By Brandon Loomis
Peggie Allen has seen “the look” that some white people make when they see a Black woman such as her at a mountain or lakeside resort.
It’s a quizzical look, she said, and it says, “What in the world are you doing here?”
Sometimes they even ask out loud, when she’s enjoying the Sagamore’s views on Lake George or Whiteface Mountain’s ski slopes near Lake Placid.
It’s one of the reasons she prefers to visit the park and other outdoorsy destinations with a group of friends.
“It’s a Black-person-in-America thing,” she said, and it’s especially pronounced in places like the Adirondacks – ruggedly beautiful landscapes often stereotypically viewed as the domain of white adventurers. The park belongs to all New Yorkers, though, and all have a stake in protecting it for future enjoyment.
That’s why there’s a group called Outdoor Afro, and it’s why Allen, from Troy, joined an Outdoor Afro canoe trip this month to gaze at loons and savor Little Clear Pond’s peaceful waters.
“There’s definitely comfort in numbers,” Allen said, and then asked whether white people would be comfortable skiing or hiking if they saw only Black people at their destinations. “It takes a lot to be the only person of color.”
Outdoor Afro is a national network of trained outings leaders whose goals are to connect Black people to the outdoors, protect the outdoors and “reimagine Blackness in the outdoors” by exploring Black contributions. From New York’s Capital Region, Benita Law-Diao organizes trips into the Adirondacks, including the Little Clear Pond outing.
“I love the Adirondacks,” said Law-Diao, who has been visiting routinely for decades. When she moved to the Albany area and discovered the nearby mountains, she couldn’t believe her luck – but also couldn’t find people to come with her. “People of color thought I was crazy.”
Like Allen, she has experienced looks and questions when she ventures into the Adirondacks, including, “How did you find it?” she said, as if her questioner might be thinking: “We’re trying to keep it to ourselves.” Often, she said, people assume she’s unprepared for a hike, without asking about her experience or preparations.

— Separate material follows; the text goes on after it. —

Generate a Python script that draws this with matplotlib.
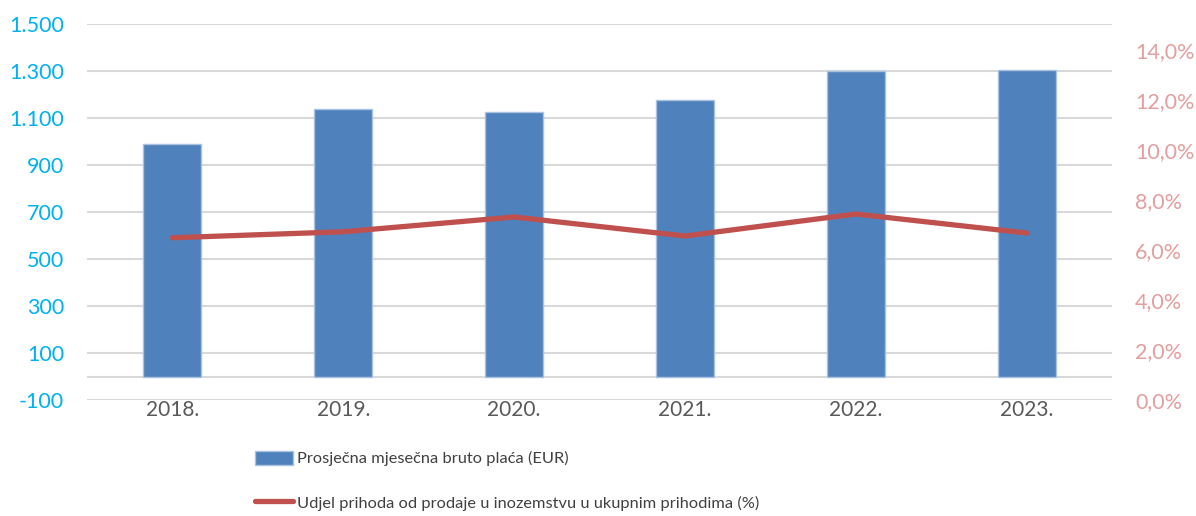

She found her “family” of like-minded people when she trained with Outdoor Afro. A half-dozen New Yorkers followed her on the July canoe outing, joined by naturalists from the Adirondack Center for Loon Conservation. They observed loons on both Little Clear Pond and Little Green Pond, near Paul Smiths, and learned about how acid rain and mercury from power plant smokestacks had harmed the population until the 1990 Clean Air Act amendments set off a comeback.
Connecting diverse citizens to nature is part of Law-Diao’s mission, because she wants all New Yorkers to consider their role in protecting their forests, their waters, their air — their park.
“If people are exposed to these spaces and grow to love these spaces,” she said, “then they’ll want to protect these spaces. If they’re cut off from them, how do you expect them to want to protect the Adirondacks or the Catskills or the Berkshires or any of these spaces around us?”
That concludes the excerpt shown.